> **AIM OF THE EXERCISE**
Give back every line exactly as it appears, pictures excluded.

> **RECORDED DATA**

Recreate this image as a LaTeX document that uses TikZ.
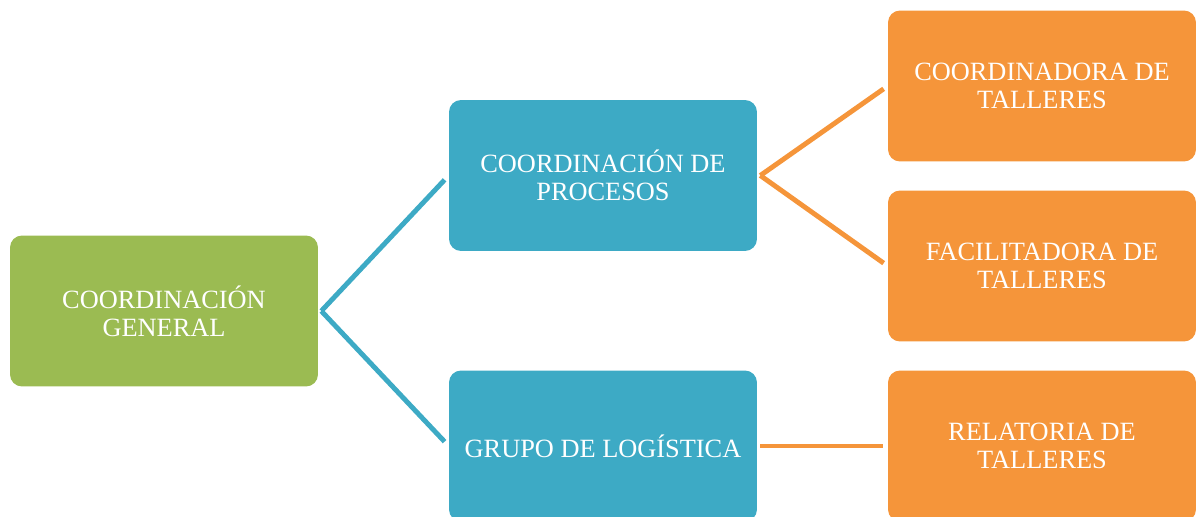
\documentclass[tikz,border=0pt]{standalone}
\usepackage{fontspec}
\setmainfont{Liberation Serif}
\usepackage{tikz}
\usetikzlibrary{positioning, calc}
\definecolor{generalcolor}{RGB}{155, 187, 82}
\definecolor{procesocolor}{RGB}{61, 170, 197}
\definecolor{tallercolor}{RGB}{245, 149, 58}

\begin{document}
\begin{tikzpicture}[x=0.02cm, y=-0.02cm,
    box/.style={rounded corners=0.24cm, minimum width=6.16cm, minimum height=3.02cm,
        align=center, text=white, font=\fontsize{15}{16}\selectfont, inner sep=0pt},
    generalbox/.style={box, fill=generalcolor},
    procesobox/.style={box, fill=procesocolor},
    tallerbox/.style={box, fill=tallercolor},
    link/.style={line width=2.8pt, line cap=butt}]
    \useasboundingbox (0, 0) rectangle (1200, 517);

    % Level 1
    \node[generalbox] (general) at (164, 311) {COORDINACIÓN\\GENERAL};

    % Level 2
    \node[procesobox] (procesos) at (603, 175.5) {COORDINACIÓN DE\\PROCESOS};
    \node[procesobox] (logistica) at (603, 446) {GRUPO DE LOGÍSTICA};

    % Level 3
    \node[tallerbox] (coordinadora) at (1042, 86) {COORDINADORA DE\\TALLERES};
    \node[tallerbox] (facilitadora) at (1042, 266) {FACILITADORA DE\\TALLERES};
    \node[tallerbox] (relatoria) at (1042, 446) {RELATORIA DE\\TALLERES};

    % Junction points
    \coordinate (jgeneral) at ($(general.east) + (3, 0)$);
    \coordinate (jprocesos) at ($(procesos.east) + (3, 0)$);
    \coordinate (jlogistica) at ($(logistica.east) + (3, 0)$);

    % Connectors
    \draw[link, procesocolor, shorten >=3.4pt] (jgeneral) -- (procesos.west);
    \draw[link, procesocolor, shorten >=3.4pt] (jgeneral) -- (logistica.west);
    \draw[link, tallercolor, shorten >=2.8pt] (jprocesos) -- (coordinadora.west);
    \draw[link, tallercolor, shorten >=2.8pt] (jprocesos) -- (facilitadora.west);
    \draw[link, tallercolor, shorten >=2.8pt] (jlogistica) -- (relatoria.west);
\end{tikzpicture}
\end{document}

> **WRITTEN REPLY**
Recreate this image as a LaTeX document that uses TikZ.
\documentclass[tikz,border=0pt]{standalone}
\usepackage{fontspec}
\setmainfont{Liberation Serif}
\usepackage{tikz}
\usetikzlibrary{positioning, calc}
\definecolor{generalcolor}{RGB}{155, 187, 82}
\definecolor{procesocolor}{RGB}{61, 170, 197}
\definecolor{tallercolor}{RGB}{245, 149, 58}

\begin{document}
\begin{tikzpicture}[x=0.02cm, y=-0.02cm,
    box/.style={rounded corners=0.24cm, minimum width=6.16cm, minimum height=3.02cm,
        align=center, text=white, font=\fontsize{15}{16}\selectfont, inner sep=0pt},
    generalbox/.style={box, fill=generalcolor},
    procesobox/.style={box, fill=procesocolor},
    tallerbox/.style={box, fill=tallercolor},
    link/.style={line width=2.8pt, line cap=butt}]
    \useasboundingbox (0, 0) rectangle (1200, 517);

    % Level 1
    \node[generalbox] (general) at (164, 311) {COORDINACIÓN\\GENERAL};

    % Level 2
    \node[procesobox] (procesos) at (603, 175.5) {COORDINACIÓN DE\\PROCESOS};
    \node[procesobox] (logistica) at (603, 446) {GRUPO DE LOGÍSTICA};

    % Level 3
    \node[tallerbox] (coordinadora) at (1042, 86) {COORDINADORA DE\\TALLERES};
    \node[tallerbox] (facilitadora) at (1042, 266) {FACILITADORA DE\\TALLERES};
    \node[tallerbox] (relatoria) at (1042, 446) {RELATORIA DE\\TALLERES};

    % Junction points
    \coordinate (jgeneral) at ($(general.east) + (3, 0)$);
    \coordinate (jprocesos) at ($(procesos.east) + (3, 0)$);
    \coordinate (jlogistica) at ($(logistica.east) + (3, 0)$);

    % Connectors
    \draw[link, procesocolor, shorten >=3.4pt] (jgeneral) -- (procesos.west);
    \draw[link, procesocolor, shorten >=3.4pt] (jgeneral) -- (logistica.west);
    \draw[link, tallercolor, shorten >=2.8pt] (jprocesos) -- (coordinadora.west);
    \draw[link, tallercolor, shorten >=2.8pt] (jprocesos) -- (facilitadora.west);
    \draw[link, tallercolor, shorten >=2.8pt] (jlogistica) -- (relatoria.west);
\end{tikzpicture}
\end{document}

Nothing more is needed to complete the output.